▸ TASK INSTRUCTIONS: Reproduce, please, the span of lines beginning at the line with "What Apache ECharts" and ending at the line with "1.078, 1.005, 0.922];", inclusive, minus any pictures.

-------- DATA

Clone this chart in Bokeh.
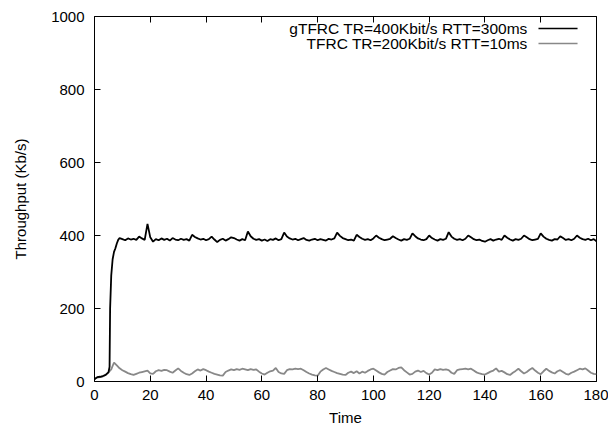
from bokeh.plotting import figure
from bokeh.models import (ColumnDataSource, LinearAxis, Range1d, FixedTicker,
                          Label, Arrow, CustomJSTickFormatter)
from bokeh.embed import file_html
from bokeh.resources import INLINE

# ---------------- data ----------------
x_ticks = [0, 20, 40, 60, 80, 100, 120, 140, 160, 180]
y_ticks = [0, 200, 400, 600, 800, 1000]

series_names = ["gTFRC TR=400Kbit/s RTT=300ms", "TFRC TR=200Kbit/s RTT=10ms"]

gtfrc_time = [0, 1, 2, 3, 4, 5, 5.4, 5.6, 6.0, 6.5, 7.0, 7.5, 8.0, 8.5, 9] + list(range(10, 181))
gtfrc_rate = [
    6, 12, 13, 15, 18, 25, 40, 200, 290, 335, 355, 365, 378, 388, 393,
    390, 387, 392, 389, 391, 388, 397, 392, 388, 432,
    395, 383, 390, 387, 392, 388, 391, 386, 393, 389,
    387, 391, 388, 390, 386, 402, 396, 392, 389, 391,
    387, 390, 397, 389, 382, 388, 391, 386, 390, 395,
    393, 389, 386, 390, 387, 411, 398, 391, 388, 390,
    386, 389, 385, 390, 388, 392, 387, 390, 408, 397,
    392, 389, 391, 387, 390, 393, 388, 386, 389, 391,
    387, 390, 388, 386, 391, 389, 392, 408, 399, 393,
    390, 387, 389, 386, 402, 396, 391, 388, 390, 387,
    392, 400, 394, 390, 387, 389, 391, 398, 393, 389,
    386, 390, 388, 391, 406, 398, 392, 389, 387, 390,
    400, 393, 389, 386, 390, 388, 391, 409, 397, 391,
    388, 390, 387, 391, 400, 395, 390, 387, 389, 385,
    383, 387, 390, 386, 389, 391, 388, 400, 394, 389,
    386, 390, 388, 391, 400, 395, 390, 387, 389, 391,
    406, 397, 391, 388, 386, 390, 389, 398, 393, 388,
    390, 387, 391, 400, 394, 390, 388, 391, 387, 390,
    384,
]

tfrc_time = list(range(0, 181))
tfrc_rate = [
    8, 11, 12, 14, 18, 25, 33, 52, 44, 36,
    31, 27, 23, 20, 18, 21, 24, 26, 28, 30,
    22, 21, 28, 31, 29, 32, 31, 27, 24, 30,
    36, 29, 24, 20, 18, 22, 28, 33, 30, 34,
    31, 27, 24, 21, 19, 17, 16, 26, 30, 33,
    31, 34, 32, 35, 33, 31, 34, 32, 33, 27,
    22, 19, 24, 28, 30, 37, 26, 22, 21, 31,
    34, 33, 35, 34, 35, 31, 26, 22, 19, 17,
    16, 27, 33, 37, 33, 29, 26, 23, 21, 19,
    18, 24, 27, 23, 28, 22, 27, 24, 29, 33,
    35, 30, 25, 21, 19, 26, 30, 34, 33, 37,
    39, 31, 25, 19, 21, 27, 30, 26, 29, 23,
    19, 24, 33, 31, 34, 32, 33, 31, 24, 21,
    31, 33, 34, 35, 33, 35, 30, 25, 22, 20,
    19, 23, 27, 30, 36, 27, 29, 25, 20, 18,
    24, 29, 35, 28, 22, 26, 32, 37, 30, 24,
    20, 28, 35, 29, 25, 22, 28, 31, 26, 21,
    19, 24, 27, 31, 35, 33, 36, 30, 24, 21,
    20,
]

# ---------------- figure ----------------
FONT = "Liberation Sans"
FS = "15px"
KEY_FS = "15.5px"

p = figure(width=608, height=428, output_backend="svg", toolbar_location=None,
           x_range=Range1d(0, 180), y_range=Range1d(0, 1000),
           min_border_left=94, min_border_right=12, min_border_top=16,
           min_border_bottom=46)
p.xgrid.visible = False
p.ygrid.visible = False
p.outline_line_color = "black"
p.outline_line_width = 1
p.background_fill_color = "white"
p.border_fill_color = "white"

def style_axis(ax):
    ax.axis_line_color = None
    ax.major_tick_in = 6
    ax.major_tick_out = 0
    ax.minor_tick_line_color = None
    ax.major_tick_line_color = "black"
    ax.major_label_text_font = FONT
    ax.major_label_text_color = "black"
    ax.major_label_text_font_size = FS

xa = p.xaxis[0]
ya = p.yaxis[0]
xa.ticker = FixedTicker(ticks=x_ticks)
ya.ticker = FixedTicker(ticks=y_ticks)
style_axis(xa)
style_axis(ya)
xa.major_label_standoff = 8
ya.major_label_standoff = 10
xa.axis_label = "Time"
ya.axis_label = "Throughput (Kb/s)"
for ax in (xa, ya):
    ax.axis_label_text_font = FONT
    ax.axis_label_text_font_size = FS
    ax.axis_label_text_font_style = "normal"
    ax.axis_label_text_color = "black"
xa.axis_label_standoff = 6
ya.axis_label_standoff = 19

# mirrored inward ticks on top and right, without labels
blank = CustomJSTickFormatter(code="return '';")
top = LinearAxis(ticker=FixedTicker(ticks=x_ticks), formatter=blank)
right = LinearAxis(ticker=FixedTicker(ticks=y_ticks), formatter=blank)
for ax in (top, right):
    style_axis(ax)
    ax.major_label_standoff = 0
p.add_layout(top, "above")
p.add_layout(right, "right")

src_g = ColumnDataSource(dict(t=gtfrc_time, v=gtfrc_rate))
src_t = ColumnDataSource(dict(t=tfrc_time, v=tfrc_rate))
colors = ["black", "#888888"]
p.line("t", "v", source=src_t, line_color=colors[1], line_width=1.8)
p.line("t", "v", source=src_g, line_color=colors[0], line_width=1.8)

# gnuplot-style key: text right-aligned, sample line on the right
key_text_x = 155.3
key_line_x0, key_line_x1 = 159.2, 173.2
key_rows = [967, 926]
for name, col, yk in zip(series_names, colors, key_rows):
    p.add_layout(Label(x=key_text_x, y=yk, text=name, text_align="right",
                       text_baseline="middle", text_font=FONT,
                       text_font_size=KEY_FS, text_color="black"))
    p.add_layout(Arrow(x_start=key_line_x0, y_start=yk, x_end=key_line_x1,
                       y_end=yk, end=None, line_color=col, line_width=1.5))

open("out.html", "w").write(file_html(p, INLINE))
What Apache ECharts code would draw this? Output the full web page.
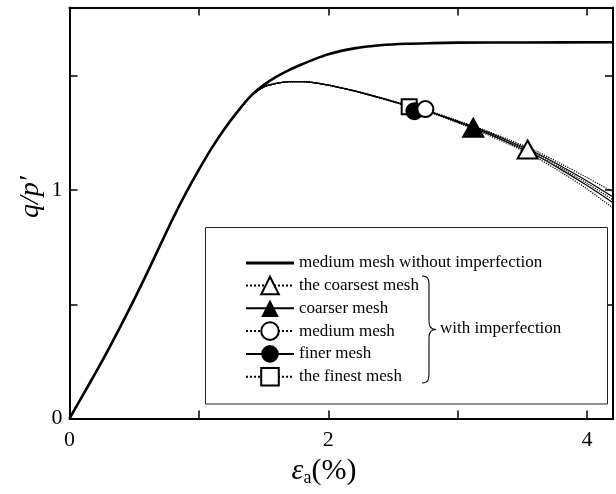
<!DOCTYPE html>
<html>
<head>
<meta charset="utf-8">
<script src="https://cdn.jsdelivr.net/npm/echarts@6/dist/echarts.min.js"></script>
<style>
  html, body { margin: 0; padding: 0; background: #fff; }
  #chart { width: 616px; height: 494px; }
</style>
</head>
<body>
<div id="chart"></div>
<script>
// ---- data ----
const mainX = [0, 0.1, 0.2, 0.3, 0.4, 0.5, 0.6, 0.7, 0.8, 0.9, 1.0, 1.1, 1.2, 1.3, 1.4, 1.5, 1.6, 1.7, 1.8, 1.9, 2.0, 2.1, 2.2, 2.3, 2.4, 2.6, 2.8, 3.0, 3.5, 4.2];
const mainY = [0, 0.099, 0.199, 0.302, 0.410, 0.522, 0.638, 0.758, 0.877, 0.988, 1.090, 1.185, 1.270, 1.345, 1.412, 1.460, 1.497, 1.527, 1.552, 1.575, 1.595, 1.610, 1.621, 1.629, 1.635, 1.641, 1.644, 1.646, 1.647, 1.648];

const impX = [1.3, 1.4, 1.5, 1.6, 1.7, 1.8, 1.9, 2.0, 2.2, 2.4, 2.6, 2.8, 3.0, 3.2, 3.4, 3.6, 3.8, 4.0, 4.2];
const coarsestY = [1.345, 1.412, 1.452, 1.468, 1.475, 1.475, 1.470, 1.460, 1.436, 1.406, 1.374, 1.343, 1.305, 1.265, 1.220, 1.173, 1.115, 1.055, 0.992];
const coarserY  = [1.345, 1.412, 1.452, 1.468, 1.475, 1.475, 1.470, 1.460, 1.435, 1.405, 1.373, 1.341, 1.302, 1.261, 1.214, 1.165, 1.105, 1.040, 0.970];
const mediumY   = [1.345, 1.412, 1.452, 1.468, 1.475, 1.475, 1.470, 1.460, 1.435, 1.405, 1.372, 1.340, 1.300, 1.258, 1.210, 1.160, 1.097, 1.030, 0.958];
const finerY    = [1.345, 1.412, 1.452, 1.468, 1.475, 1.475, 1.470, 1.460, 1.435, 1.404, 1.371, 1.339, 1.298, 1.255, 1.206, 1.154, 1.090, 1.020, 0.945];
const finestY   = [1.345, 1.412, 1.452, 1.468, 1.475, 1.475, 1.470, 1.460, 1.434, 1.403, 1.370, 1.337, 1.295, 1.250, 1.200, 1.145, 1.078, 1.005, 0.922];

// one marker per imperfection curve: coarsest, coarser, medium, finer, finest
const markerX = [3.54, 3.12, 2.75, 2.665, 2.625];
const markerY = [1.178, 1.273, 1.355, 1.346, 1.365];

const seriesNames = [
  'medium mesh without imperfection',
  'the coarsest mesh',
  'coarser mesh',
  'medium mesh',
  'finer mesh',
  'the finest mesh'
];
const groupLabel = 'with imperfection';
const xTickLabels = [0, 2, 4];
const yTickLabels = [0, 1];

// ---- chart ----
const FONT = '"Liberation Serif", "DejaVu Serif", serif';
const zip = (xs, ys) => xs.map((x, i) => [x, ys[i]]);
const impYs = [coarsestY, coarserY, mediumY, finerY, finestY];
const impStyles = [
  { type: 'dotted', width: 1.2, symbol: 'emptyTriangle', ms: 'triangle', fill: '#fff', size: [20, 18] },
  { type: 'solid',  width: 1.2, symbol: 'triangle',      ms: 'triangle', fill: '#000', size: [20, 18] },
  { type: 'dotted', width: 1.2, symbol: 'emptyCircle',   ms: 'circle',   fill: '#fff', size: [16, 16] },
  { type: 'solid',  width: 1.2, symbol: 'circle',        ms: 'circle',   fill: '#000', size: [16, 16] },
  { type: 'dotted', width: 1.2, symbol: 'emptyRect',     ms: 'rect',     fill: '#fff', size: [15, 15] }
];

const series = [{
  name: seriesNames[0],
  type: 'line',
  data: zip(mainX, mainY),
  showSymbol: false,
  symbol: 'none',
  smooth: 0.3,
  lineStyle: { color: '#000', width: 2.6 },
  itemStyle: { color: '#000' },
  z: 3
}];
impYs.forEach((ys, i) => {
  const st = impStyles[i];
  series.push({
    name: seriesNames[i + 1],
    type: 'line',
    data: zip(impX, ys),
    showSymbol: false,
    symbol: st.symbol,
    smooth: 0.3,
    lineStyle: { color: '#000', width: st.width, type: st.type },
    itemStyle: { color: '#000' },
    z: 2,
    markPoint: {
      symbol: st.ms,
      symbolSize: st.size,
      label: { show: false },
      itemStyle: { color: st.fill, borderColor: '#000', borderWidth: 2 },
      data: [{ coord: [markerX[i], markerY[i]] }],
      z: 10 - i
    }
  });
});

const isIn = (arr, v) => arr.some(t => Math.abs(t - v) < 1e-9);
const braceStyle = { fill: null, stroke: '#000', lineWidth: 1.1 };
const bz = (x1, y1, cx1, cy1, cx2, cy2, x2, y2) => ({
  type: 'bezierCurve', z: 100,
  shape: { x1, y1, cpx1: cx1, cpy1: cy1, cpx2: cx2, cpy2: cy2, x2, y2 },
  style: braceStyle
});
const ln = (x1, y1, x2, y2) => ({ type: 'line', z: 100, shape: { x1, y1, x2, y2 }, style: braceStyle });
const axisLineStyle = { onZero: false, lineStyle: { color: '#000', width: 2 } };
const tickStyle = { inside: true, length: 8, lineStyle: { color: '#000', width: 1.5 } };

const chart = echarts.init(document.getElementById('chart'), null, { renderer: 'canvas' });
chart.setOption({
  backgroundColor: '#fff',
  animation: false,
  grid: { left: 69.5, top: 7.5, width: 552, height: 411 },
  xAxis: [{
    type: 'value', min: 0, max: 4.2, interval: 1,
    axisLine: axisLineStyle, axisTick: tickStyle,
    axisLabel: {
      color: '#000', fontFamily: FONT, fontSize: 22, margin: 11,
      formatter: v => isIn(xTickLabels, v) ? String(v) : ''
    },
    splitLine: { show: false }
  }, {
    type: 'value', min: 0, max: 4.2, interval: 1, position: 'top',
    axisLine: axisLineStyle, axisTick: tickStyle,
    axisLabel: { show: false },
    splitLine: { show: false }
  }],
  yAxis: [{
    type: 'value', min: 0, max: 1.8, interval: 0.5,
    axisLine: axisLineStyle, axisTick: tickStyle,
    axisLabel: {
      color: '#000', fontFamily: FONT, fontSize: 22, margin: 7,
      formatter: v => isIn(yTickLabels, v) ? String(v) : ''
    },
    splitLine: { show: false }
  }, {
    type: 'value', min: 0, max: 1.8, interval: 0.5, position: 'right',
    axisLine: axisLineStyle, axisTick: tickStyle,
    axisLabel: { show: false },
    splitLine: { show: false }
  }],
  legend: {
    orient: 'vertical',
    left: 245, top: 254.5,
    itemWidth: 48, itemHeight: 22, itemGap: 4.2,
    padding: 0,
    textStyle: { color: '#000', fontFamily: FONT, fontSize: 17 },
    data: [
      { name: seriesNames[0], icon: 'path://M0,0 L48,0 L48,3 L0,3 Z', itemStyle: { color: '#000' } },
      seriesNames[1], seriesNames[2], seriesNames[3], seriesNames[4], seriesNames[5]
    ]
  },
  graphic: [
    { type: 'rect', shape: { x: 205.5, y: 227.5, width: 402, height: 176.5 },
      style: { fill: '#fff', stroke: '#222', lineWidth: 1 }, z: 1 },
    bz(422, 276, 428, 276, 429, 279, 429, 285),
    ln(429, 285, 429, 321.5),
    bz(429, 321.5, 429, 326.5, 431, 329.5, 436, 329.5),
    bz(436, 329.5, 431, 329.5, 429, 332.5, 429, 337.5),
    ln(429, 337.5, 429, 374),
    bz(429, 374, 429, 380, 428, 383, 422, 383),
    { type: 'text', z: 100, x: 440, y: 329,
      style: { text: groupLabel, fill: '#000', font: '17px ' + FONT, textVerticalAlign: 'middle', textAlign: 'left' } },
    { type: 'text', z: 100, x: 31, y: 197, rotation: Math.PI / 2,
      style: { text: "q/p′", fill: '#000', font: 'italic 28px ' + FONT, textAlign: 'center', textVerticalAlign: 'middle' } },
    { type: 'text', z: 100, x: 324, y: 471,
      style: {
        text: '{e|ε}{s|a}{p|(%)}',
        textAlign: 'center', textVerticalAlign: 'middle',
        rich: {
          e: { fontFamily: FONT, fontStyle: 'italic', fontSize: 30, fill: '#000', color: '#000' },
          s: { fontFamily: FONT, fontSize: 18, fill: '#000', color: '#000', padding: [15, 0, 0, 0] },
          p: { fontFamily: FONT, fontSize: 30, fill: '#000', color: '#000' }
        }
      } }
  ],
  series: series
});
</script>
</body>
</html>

----------------

▸ EXERCISE RESULT:
What Apache ECharts code would draw this? Output the full web page.
<!DOCTYPE html>
<html>
<head>
<meta charset="utf-8">
<script src="https://cdn.jsdelivr.net/npm/echarts@6/dist/echarts.min.js"></script>
<style>
  html, body { margin: 0; padding: 0; background: #fff; }
  #chart { width: 616px; height: 494px; }
</style>
</head>
<body>
<div id="chart"></div>
<script>
// ---- data ----
const mainX = [0, 0.1, 0.2, 0.3, 0.4, 0.5, 0.6, 0.7, 0.8, 0.9, 1.0, 1.1, 1.2, 1.3, 1.4, 1.5, 1.6, 1.7, 1.8, 1.9, 2.0, 2.1, 2.2, 2.3, 2.4, 2.6, 2.8, 3.0, 3.5, 4.2];
const mainY = [0, 0.099, 0.199, 0.302, 0.410, 0.522, 0.638, 0.758, 0.877, 0.988, 1.090, 1.185, 1.270, 1.345, 1.412, 1.460, 1.497, 1.527, 1.552, 1.575, 1.595, 1.610, 1.621, 1.629, 1.635, 1.641, 1.644, 1.646, 1.647, 1.648];

const impX = [1.3, 1.4, 1.5, 1.6, 1.7, 1.8, 1.9, 2.0, 2.2, 2.4, 2.6, 2.8, 3.0, 3.2, 3.4, 3.6, 3.8, 4.0, 4.2];
const coarsestY = [1.345, 1.412, 1.452, 1.468, 1.475, 1.475, 1.470, 1.460, 1.436, 1.406, 1.374, 1.343, 1.305, 1.265, 1.220, 1.173, 1.115, 1.055, 0.992];
const coarserY  = [1.345, 1.412, 1.452, 1.468, 1.475, 1.475, 1.470, 1.460, 1.435, 1.405, 1.373, 1.341, 1.302, 1.261, 1.214, 1.165, 1.105, 1.040, 0.970];
const mediumY   = [1.345, 1.412, 1.452, 1.468, 1.475, 1.475, 1.470, 1.460, 1.435, 1.405, 1.372, 1.340, 1.300, 1.258, 1.210, 1.160, 1.097, 1.030, 0.958];
const finerY    = [1.345, 1.412, 1.452, 1.468, 1.475, 1.475, 1.470, 1.460, 1.435, 1.404, 1.371, 1.339, 1.298, 1.255, 1.206, 1.154, 1.090, 1.020, 0.945];
const finestY   = [1.345, 1.412, 1.452, 1.468, 1.475, 1.475, 1.470, 1.460, 1.434, 1.403, 1.370, 1.337, 1.295, 1.250, 1.200, 1.145, 1.078, 1.005, 0.922];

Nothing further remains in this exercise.